On one particular night last week, it was just Fairygirl, Littleman and myself at home. Dinner was wrapping up, Fairygirl was in tears because she didn't want her vegetables, Littleman was ready to roam free, the dishes were waiting and I still had to study for finals.
Fairygirl, finally, ate some veggies, Littleman went running to destroy the toys and I was frazzled. I felt like the world was on my shoulders, I had to keep an eye and ear open to what the two little kiddos were doing, the dishes and table still needed my attention, and I was freaking out about my many finals, my anxiety was running high to say the least.
I was ready to give up, but God came to rescue, like He always does. God calls us to leave a legacy on this earth, and I want nothing else, I long to leave a mark that will last longer than my life. I get it into my head sometimes that only amazing, note-worthy things make a difference. Working in the inner city or living in Africa is only note-worthy.
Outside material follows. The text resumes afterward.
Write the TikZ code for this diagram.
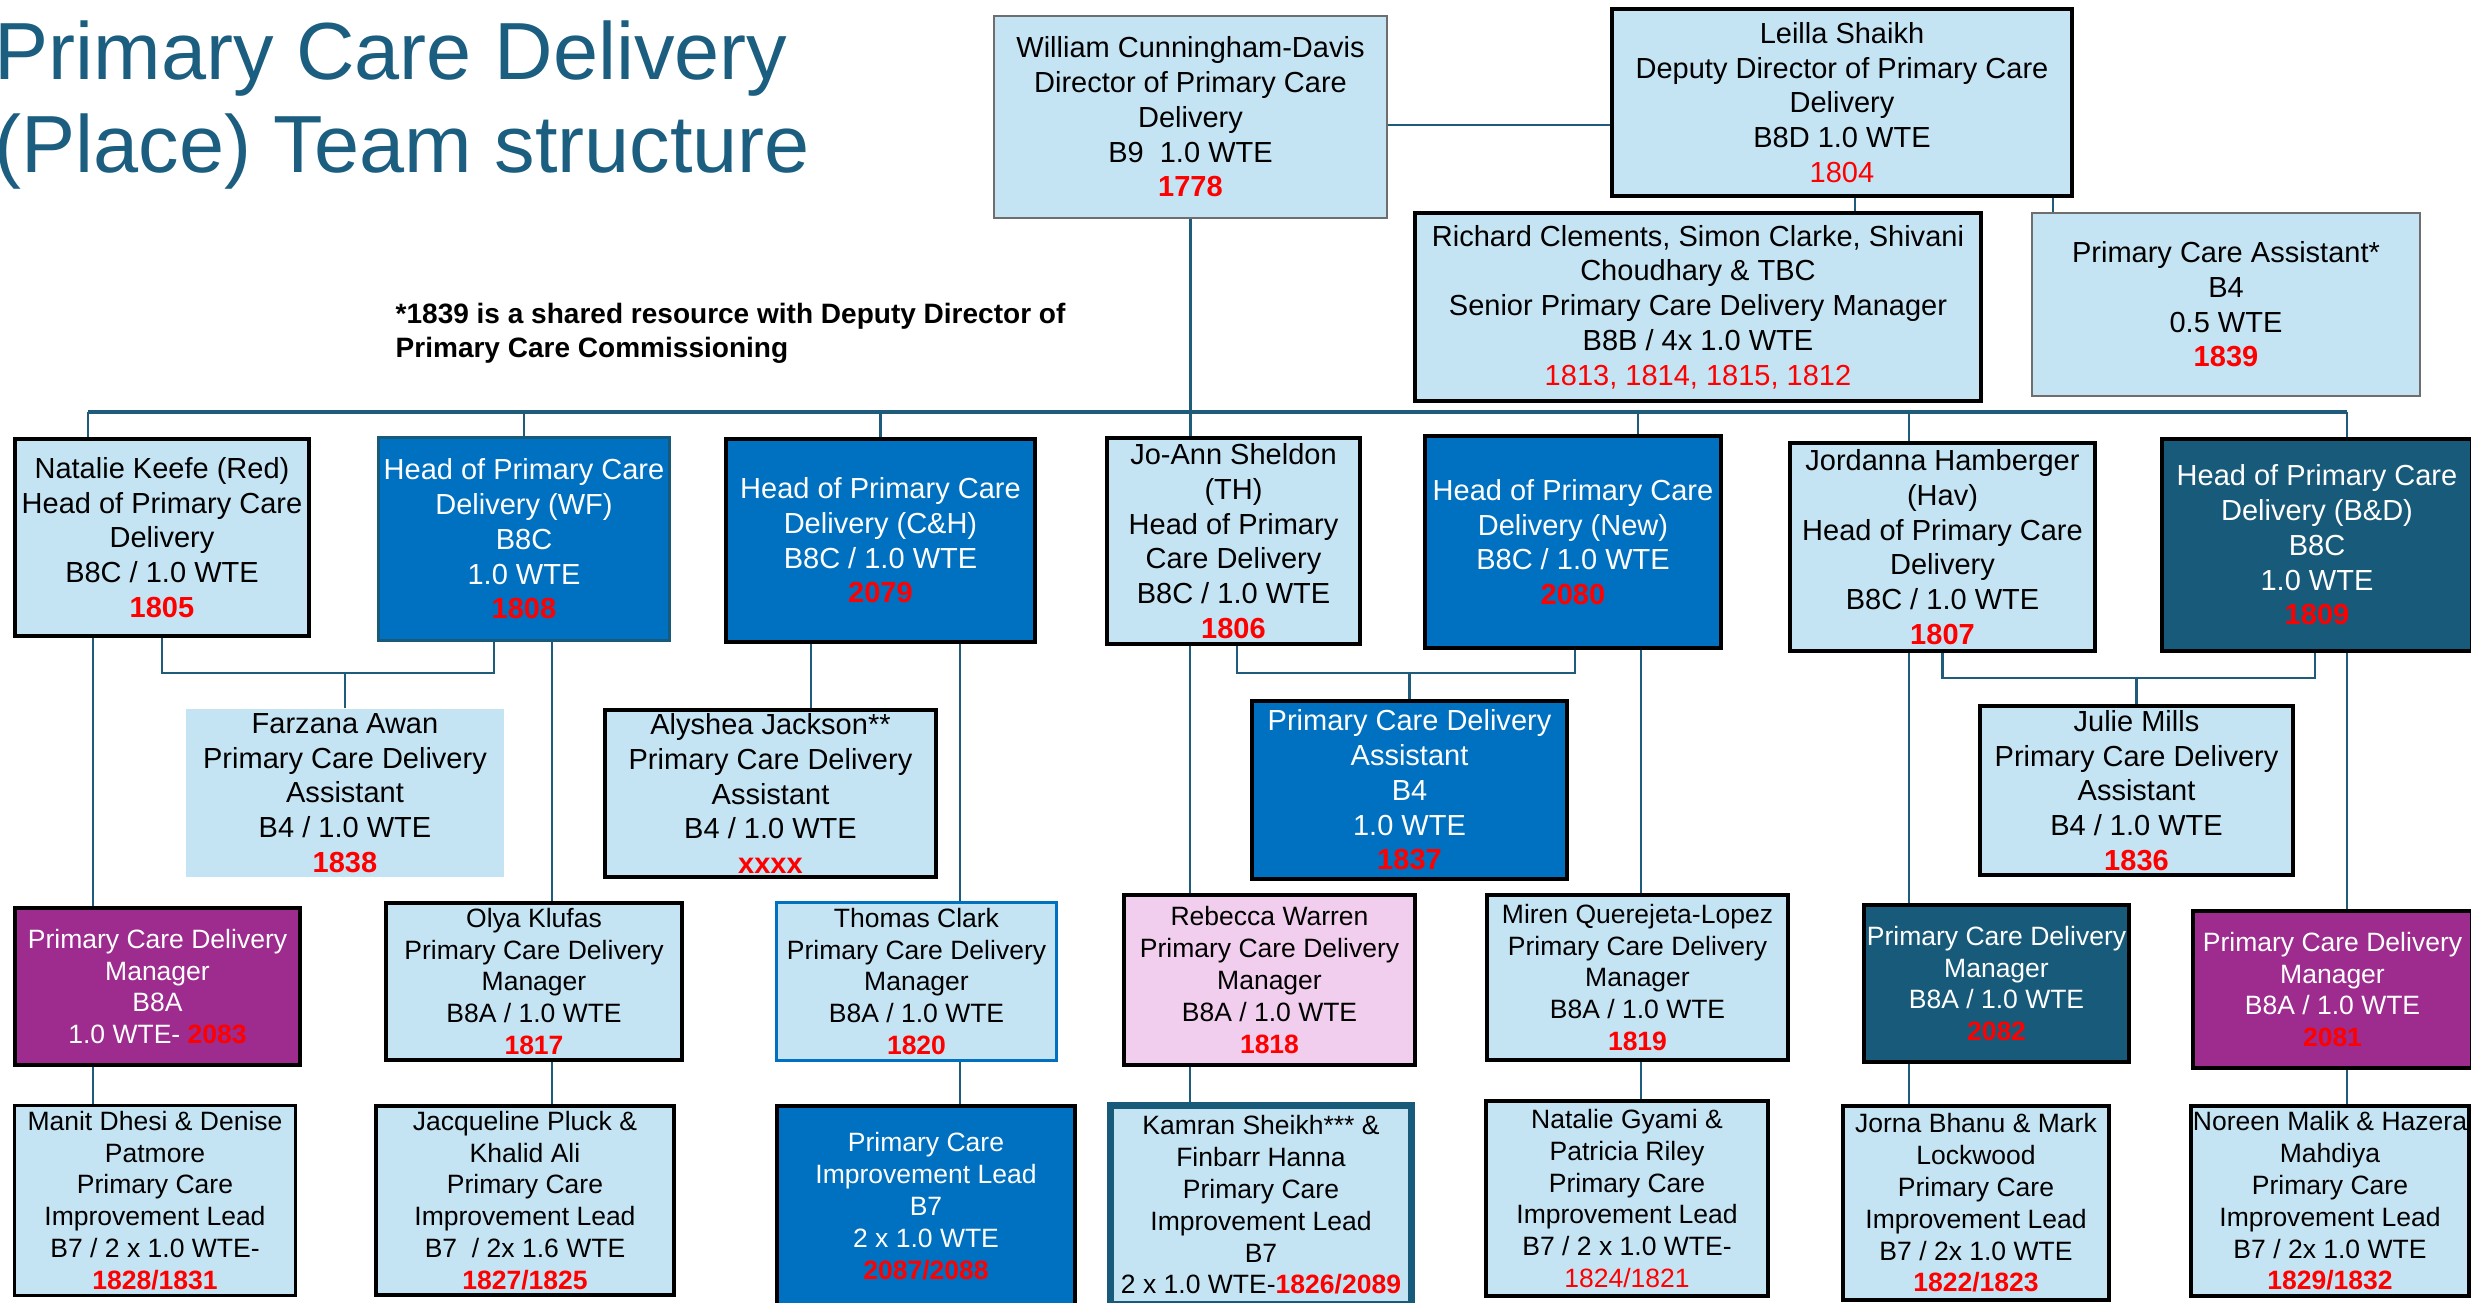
\documentclass[tikz,border=0pt]{standalone}
\usepackage{fontspec}
\setmainfont{Liberation Sans}

\definecolor{paleblue}{RGB}{197,228,243}
\definecolor{midblue}{RGB}{0,112,192}
\definecolor{deepteal}{RGB}{24,90,122}
\definecolor{titleteal}{RGB}{27,94,128}
\definecolor{plum}{RGB}{158,43,142}
\definecolor{blush}{RGB}{242,206,238}
\definecolor{linkteal}{RGB}{31,91,122}
\definecolor{edgegray}{RGB}{110,110,110}
\definecolor{numred}{RGB}{255,0,0}

% text sizes used in the chart
\newcommand\fA{\fontsize{8.25pt}{9.87pt}\selectfont}
\newcommand\fB{\fontsize{7.54pt}{9.05pt}\selectfont}
\newcommand\fNote{\fontsize{7.97pt}{9.67pt}\selectfont\bfseries}
\newcommand\fTitle{\fontsize{23.05pt}{26pt}\selectfont}
% post numbers
\newcommand\numB[1]{{\bfseries\color{numred}#1}}
\newcommand\numR[1]{{\color{numred}#1}}

\begin{document}
\begin{tikzpicture}[x=0.01cm,y=-0.01cm,
  base/.style={rectangle, inner sep=0pt, align=center, font=\fA, text=black},
  sm/.style={font=\fB},
  sz/.style 2 args={minimum width=#1cm, minimum height=#2cm},
  heavy/.style={draw=black, line width=1.28pt},
  pale/.style={base, fill=paleblue},
  blue/.style={base, fill=midblue, text=white},
  teal/.style={base, fill=deepteal, text=white},
  purple/.style={base, fill=plum, text=white},
  pink/.style={base, fill=blush},
  conn/.style={draw=linkteal, line width=0.72pt},
  bus/.style={draw=linkteal, line width=1.15pt},
]
\useasboundingbox (0,0) rectangle (2471,1303);
\clip (0,0) rectangle (2471,1303);

% ---------- heading and note ----------
\node[anchor=base west, inner sep=0pt, font=\fTitle, text=titleteal] (title1) at (-6,80) {Primary Care Delivery};
\node[anchor=base west, inner sep=0pt, font=\fTitle, text=titleteal] (title2) at (-6,172) {(Place) Team structure};
\node[anchor=base west, inner sep=0pt, font=\fNote] (note1) at (395,323) {*1839 is a shared resource with Deputy Director of};
\node[anchor=base west, inner sep=0pt, font=\fNote] (note2) at (395,357) {Primary Care Commissioning};

% ---------- directors ----------
\node[pale, draw=edgegray, line width=0.45pt, sz={3.93}{2.02}] (wcd) at (1190.5,117)
  {William Cunningham-Davis\\Director of Primary Care\\Delivery\\B9\ \ 1.0 WTE\\\numB{1778}};
\node[pale, heavy, sz={4.60}{1.87}] (ls) at (1842,102.5)
  {Leilla Shaikh\\Deputy Director of Primary Care\\Delivery\\B8D 1.0 WTE\\\numR{1804}};
\node[pale, heavy, sz={5.66}{1.88}] (rc) at (1698,307)
  {Richard Clements, Simon Clarke, Shivani\\Choudhary \& TBC\\Senior Primary Care Delivery Manager\\B8B / 4x 1.0 WTE\\\numR{1813, 1814, 1815, 1812}};
\node[pale, draw=edgegray, line width=0.45pt, sz={3.88}{1.83}] (pca) at (2226,304.5)
  {Primary Care Assistant*\\B4\\0.5 WTE\\\numB{1839}};

% ---------- heads of delivery ----------
\node[pale, heavy, sz={2.94}{1.97}] (nk) at (162,537.5)
  {Natalie Keefe (Red)\\Head of Primary Care\\Delivery\\B8C / 1.0 WTE\\\numB{1805}};
\node[blue, draw=deepteal, line width=0.9pt, sz={2.91}{2.03}] (wf) at (524,539)
  {Head of Primary Care\\Delivery (WF)\\B8C\\1.0 WTE\\\numB{1808}};
\node[blue, heavy, sz={3.09}{2.03}] (ch) at (880.5,540.5)
  {Head of Primary Care\\Delivery (C\&H)\\B8C / 1.0 WTE\\\numB{2079}};
\node[pale, heavy, sz={2.53}{2.06}] (js) at (1233.5,541)
  {Jo-Ann Sheldon\\(TH)\\Head of Primary\\Care Delivery\\B8C / 1.0 WTE\\\numB{1806}};
\node[blue, heavy, sz={2.96}{2.12}] (nw) at (1573,542)
  {Head of Primary Care\\Delivery (New)\\B8C / 1.0 WTE\\\numB{2080}};
\node[pale, heavy, sz={3.05}{2.08}] (jh) at (1942.5,547)
  {Jordanna Hamberger\\(Hav)\\Head of Primary Care\\Delivery\\B8C / 1.0 WTE\\\numB{1807}};
\node[teal, heavy, sz={3.10}{2.12}] (bd) at (2317,545)
  {Head of Primary Care\\Delivery (B\&D)\\B8C\\1.0 WTE\\\numB{1809}};

% ---------- delivery assistants ----------
\node[pale, sz={3.18}{1.68}] (fa) at (345,793)
  {Farzana Awan\\Primary Care Delivery\\Assistant\\B4 / 1.0 WTE\\\numB{1838}};
\node[pale, heavy, sz={3.31}{1.67}] (aj) at (770.5,793.5)
  {Alyshea Jackson**\\Primary Care Delivery\\Assistant\\B4 / 1.0 WTE\\\numB{xxxx}};
\node[blue, heavy, sz={3.15}{1.78}] (pa) at (1409.5,790)
  {Primary Care Delivery\\Assistant\\B4\\1.0 WTE\\\numB{1837}};
\node[pale, heavy, sz={3.13}{1.69}] (jm) at (2136.5,790.5)
  {Julie Mills\\Primary Care Delivery\\Assistant\\B4 / 1.0 WTE\\\numB{1836}};

% ---------- delivery managers ----------
\node[purple, sm, heavy, sz={2.85}{1.57}] (m1) at (157.5,986.5)
  {Primary Care Delivery\\Manager\\B8A\\1.0 WTE- \numB{2083}};
\node[pale, sm, heavy, sz={2.96}{1.57}] (ok) at (534,981.5)
  {Olya Klufas\\Primary Care Delivery\\Manager\\B8A / 1.0 WTE\\\numB{1817}};
\node[pale, sm, draw=midblue, line width=1pt, sz={2.80}{1.58}] (tc) at (916.5,981.5)
  {Thomas Clark\\Primary Care Delivery\\Manager\\B8A / 1.0 WTE\\\numB{1820}};
\node[pink, sm, heavy, sz={2.91}{1.70}] (rw) at (1269.5,980)
  {Rebecca Warren\\Primary Care Delivery\\Manager\\B8A / 1.0 WTE\\\numB{1818}};
\node[pale, sm, heavy, sz={3.01}{1.65}] (mq) at (1637.5,977.5)
  {Miren Querejeta-Lopez\\Primary Care Delivery\\Manager\\B8A / 1.0 WTE\\\numB{1819}};
\node[teal, sm, heavy, sz={2.65}{1.57}] (m2) at (1996.5,983.5)
  {Primary Care Delivery\\Manager\\B8A / 1.0 WTE\\\numB{2082}};
\node[purple, sm, heavy, sz={2.79}{1.57}] (m3) at (2332.5,989.5)
  {Primary Care Delivery\\Manager\\B8A / 1.0 WTE\\\numB{2081}};

% ---------- improvement leads ----------
\node[pale, sm, draw=black, line width=0.85pt, sz={2.81}{1.90}] (l1) at (155,1200.5)
  {Manit Dhesi \& Denise\\Patmore\\Primary Care\\Improvement Lead\\B7 / 2 x 1.0 WTE-\\\numB{1828/1831}};
\node[pale, sm, heavy, sz={2.98}{1.89}] (l2) at (525,1200.5)
  {Jacqueline Pluck \&\\Khalid Ali\\Primary Care\\Improvement Lead\\B7\ \ / 2x 1.6 WTE\\\numB{1827/1825}};
\node[blue, sm, heavy, sz={2.98}{2.00}] (l3) at (926,1206)
  {Primary Care\\Improvement Lead\\B7\\2 x 1.0 WTE\\\numB{2087/2088}};
\node[pale, sm, draw=deepteal, line width=2pt, sz={3.01}{1.99}] (l4) at (1261,1205)
  {Kamran Sheikh*** \&\\Finbarr Hanna\\Primary Care\\Improvement Lead\\B7\\2 x 1.0 WTE-\numB{1826/2089}};
\node[pale, sm, heavy, sz={2.82}{1.95}] (l5) at (1627,1198.5)
  {Natalie Gyami \&\\Patricia Riley\\Primary Care\\Improvement Lead\\B7 / 2 x 1.0 WTE-\\\numR{1824/1821}};
\node[pale, sm, heavy, sz={2.66}{1.94}] (l6) at (1976,1203)
  {Jorna Bhanu \& Mark\\Lockwood\\Primary Care\\Improvement Lead\\B7 / 2x 1.0 WTE\\\numB{1822/1823}};
\node[pale, sm, heavy, sz={2.78}{1.90}] (l7) at (2330,1201)
  {Noreen Malik \& Hazera\\Mahdiya\\Primary Care\\Improvement Lead\\B7 / 2x 1.0 WTE\\\numB{1829/1832}};

% ---------- reporting lines ----------
% director to deputy, deputy to her reports
\coordinate (yDD) at (0,125);
\draw[conn] (wcd.east |- yDD) -- (ls.west |- yDD);
\coordinate (xRC) at (1855,0);
\coordinate (xPA) at (2053,0);
\draw[conn] (ls.south -| xRC) -- (rc.north -| xRC);
\draw[conn] (ls.south -| xPA) -- (pca.north -| xPA);

% bus across the heads of delivery
\coordinate (busL) at (88,412);
\coordinate (busR) at (2347,412);
\coordinate (tapNew) at (1638,412);
\coordinate (tapHav) at (1909,412);
\draw[bus] (busL) -- (busR);
\draw[conn] (wcd.south) -- (wcd.south |- js.north);
\draw[conn] (busL) -- (busL |- nk.north);
\draw[conn] (wf.north |- busL) -- (wf.north);
\draw[conn] (ch.north |- busL) -- (ch.north);
\draw[conn] (tapNew) -- (tapNew |- nw.north);
\draw[conn] (tapHav) -- (tapHav |- jh.north);
\draw[conn] (busR) -- (busR |- bd.north);

% heads down to managers and improvement leads
\coordinate (t1) at (93,0);
\coordinate (t2) at (552,0);
\coordinate (t3) at (960,0);
\coordinate (t4) at (1190,0);
\coordinate (t5) at (1641,0);
\coordinate (t6) at (1909,0);
\coordinate (t7) at (2347,0);
\draw[conn] (nk.south -| t1) -- (m1.north -| t1);
\draw[conn] (m1.south -| t1) -- (l1.north -| t1);
\draw[conn] (wf.south -| t2) -- (ok.north -| t2);
\draw[conn] (ok.south -| t2) -- (l2.north -| t2);
\draw[conn] (ch.south -| t3) -- (tc.north -| t3);
\draw[conn] (tc.south -| t3) -- (l3.north -| t3);
\draw[conn] (js.south -| t4) -- (rw.north -| t4);
\draw[conn] (rw.south -| t4) -- (l4.north -| t4);
\draw[conn] (nw.south -| t5) -- (mq.north -| t5);
\draw[conn] (mq.south -| t5) -- (l5.north -| t5);
\draw[conn] (jh.south -| t6) -- (m2.north -| t6);
\draw[conn] (m2.south -| t6) -- (l6.north -| t6);
\draw[conn] (bd.south -| t7) -- (m3.north -| t7);
\draw[conn] (m3.south -| t7) -- (l7.north -| t7);

% shared delivery assistants
\coordinate (hA) at (0,673);
\coordinate (xWF) at (494,0);
\draw[conn] (nk.south) -- (nk.south |- hA) -- (xWF |- hA) -- (xWF |- wf.south);
\draw[conn] (fa.north) -- (fa.north |- hA);

\coordinate (xAJ) at (811,0);
\draw[conn] (ch.south -| xAJ) -- (aj.north -| xAJ);

\coordinate (xJS) at (1237,0);
\coordinate (xNW) at (1575,0);
\draw[conn] (js.south -| xJS) -- (xJS |- hA) -- (xNW |- hA) -- (nw.south -| xNW);
\draw[conn] (pa.north) -- (pa.north |- hA);

\coordinate (hB) at (0,678);
\coordinate (xBD) at (2315,0);
\draw[conn] (jh.south) -- (jh.south |- hB) -- (xBD |- hB) -- (bd.south -| xBD);
\draw[conn] (jm.north) -- (jm.north |- hB);
\end{tikzpicture}
\end{document}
God showed me other wise, leaving a mark can look like crawling on all fours cleaning up dinner crumbs, it can look like cleaning Littleman's stinky diaper, or doing the dishes when it's not my turn. Making a difference doesn't need to be confined.
Sometimes the things that leave a mark aren't glamorous to the human eye, but to God they hold value. No one thinks much of it, or even notices, but God does. When we move the focus off ourselves and onto others, when we start looking to fulfill other's needs before our own, and when we start thinking how we can honor God and other's before ourselves, that's when we start leaving a legacy.
I've noticed that when I'm loving others, and serving them before myself, I find true happiness. Not just surface level happiness, but happiness that sprouts deep in my soul. A deep happiness can not be found when we focus on ourselves, but rather when we focus others!
I started off the night focusing on myself, on what I needed to do before tomorrow, how I wished others were home, totally focusing on myself. God worked on my attitude, He moved my focus off myself and onto others, replacing my anxiety with His peace.